# Graph theory on "House of Santa Claus"

The “House of Santa Clause” is a famous german drawing game and riddle. My grandfather introduced it to me when I was a little child. Its task is to draw a “house” with exactly 8 lines without drawing a line twice. The drawing is accompanied by the simultaneously spoken rhyme of 8 syllables: “This is the house of San-ta Claus”, or in the german original “Das ist das Haus vom Ni-ko-laus”.

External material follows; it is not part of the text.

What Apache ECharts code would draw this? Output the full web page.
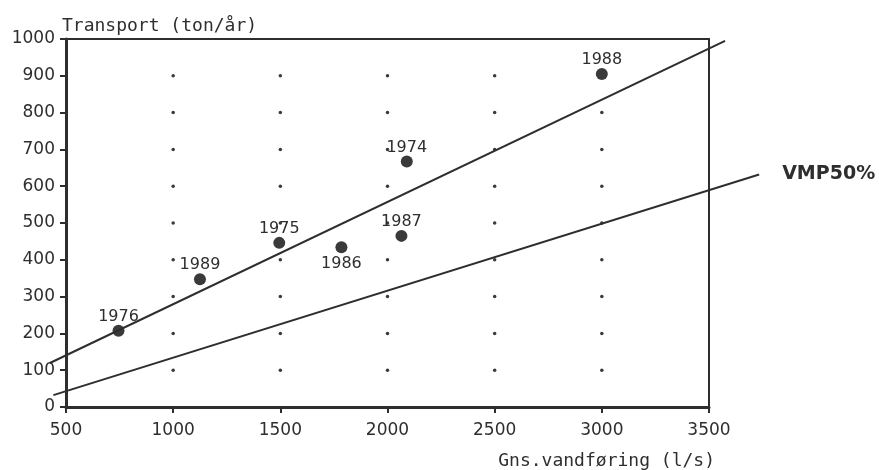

*Fig. 1: A solution of Santa’s House by SoylentGreen CC BY-SA 3.0*

The problem of “House of Santa Claus” can be modeled with graph theory. A graph is a mathematical structure, which models pairwise relations between objects. The objects are called vertices or nodes which are connected by edges or lines. Santa’s house has 5 nodes and 8 edges. The graph is *undirected* as there is no given direction between two nodes connected by an edge. However, when trying to find solutions to Santa’s house, you quickly find out that you have to start at the lower left node and end at the lower right one. More specifically, the problem of “House of Santa Claus” it is an *Eulerian path* problem where we want to find a path in a finite graph which visits every edge exactly once. When discussing the problem of the Seven Bridges of Königsberg in 1736, Euler found out that an Eulerian path exists for graphs with exactly zero or two nodes having an odd degree. The degree of a node is its number of edges. If a graph has zero nodes with odd degree, the starting node will be the ending node, and is therefore called *Eulerian cycle*. Santa’s house has two nodes with degree of 3 (node 1 and 2) and the Eulerian path must start and end at them.